I Wrote A Novel In 45 Days

I’ve always had reservations about NaNoWriMo.

There’s nothing wrong with it and I like the concept of getting your work down so you can fix it, but it was just never for me. Slow and steady, that’s how I would write. Until I didn’t.

I’ve written a few times about writer’s block, which is not exactly what happened to me. In my case, it wasn’t that I didn’t have ideas or that when I sat down to write those ideas wouldn’t come. It was that I got to a point where everything seemed more important and when I did write it was hard to grab a flow that carried me to the next day. As a result, I didn’t write a book last year, the first time in three years that didn’t happen.

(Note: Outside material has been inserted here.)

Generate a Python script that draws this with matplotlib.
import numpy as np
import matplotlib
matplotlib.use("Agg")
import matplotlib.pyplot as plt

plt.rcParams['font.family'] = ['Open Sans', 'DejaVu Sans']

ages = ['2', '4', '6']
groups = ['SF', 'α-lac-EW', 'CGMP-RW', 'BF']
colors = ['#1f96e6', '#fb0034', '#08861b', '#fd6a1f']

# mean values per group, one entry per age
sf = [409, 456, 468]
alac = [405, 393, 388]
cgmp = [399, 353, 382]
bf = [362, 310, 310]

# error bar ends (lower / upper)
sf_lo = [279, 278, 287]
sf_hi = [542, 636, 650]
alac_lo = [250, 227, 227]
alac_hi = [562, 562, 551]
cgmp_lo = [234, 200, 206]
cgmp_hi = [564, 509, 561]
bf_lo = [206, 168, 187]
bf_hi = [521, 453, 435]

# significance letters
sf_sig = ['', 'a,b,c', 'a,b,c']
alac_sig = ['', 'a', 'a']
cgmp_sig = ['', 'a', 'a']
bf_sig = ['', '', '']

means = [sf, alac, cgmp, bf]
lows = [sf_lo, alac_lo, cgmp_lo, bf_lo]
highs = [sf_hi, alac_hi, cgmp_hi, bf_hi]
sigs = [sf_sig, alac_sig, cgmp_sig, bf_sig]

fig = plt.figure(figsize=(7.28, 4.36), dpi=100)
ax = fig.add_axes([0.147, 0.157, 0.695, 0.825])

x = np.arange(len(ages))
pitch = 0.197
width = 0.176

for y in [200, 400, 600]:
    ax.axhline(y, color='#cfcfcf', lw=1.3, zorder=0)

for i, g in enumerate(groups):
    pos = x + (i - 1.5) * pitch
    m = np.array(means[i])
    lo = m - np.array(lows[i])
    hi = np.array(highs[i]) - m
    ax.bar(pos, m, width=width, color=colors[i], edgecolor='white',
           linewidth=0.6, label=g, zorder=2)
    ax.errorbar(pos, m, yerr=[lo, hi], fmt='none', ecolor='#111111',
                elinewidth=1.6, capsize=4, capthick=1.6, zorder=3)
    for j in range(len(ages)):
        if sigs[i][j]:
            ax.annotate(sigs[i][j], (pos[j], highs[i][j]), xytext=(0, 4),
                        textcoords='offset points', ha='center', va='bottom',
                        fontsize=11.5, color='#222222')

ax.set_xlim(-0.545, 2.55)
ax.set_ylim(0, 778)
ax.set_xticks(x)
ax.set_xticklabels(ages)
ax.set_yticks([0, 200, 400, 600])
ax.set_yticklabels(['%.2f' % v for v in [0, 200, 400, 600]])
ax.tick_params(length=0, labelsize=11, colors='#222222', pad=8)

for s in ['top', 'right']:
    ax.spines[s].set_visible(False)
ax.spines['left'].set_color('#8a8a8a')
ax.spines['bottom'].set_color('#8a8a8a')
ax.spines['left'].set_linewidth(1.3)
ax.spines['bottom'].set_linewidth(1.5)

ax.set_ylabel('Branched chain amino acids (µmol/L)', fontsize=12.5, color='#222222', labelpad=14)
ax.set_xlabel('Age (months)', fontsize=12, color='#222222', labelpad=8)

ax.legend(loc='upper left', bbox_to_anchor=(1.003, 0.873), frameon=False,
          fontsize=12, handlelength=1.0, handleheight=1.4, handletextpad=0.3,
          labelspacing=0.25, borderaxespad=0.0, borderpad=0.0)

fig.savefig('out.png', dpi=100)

Getting back into it was starting to bear fruit and I was plugging away at a sequel to one of my earlier books when I got an idea for another project. It wasn’t my strongest idea or my best idea ever but it seemed like something that could definitely play into my strengths as a writer, as it were. I also came up with a nice hook that got my brain really working.

I’m not sure when I decided to really tear into it, but I started a 1,500 word a day diet. Every day, no matter what else was going on, I was going to knock out 1,500 words a day on this thing. And I did it. On Thursday I finished the first draft of a new novel. I don’t want to go into what it is quite yet other than the elevator pitch, which is “The Shining in a Comedy Club,” but I do want to share some random thoughts I had while I wrote this book.

-My joke is I wanted to “finish the book before I convinced myself it was a bad idea” but I think there’s something to that. Giving the book a read now that I’m done I saw a few places where I could have gotten hung up for weeks had I not just plowed through and moved on.

-Parts of the book aren’t anywhere near as good as they need to be, but there’s excitement in going back and trying to fix them. Tearing through the book like I did I am still fresh on where those are what what I need to fix.

-As always, the wonderful Steph Romanski helped guide the story as it went. I know this doesn’t work for everyone but having a friend read the book as it’s being written is invaluable to my process and also keeps me going. To be clear, this isn’t an “edit” but rather a “the story is compelling, keep going” sort of thing and without it I wouldn’t have a book on my computer waiting to be edited.

-Finding time for 1,500 words is a bit of a challenge but I only fell behind twice – once because of circumstances and another time at the end where I ran out of gas a bit. When you have a goal in mind and you know how long it takes every day to get to that goal, that helps a little bit.

-Being a discovery writer REALLY helped because I wanted to know where the story would end up. Not knowing the end kept me interested.

-Some days suck, but not as many as I thought. In those rare days when the days really sucked I dove into other sections of the book that I knew were coming in order to meet the word count for the day and stitched them into the narrative later.

-Trying to plow through a book quickly left little time for research but I was able to do enough to where substantial changes weren’t going to have to happen. I think. I hope. I’m pretty sure.

-I can’t wait to get it edited and submitted but that wasn’t what gave me a kick in the ass to get the book done. At the end of the day, I think it was the story.

I let you know how it’s going and, worst case scenario, it might end up on this site at some point. Or in bookstores. Hard to tell, but the first draft is done and that’s worth a small celebration.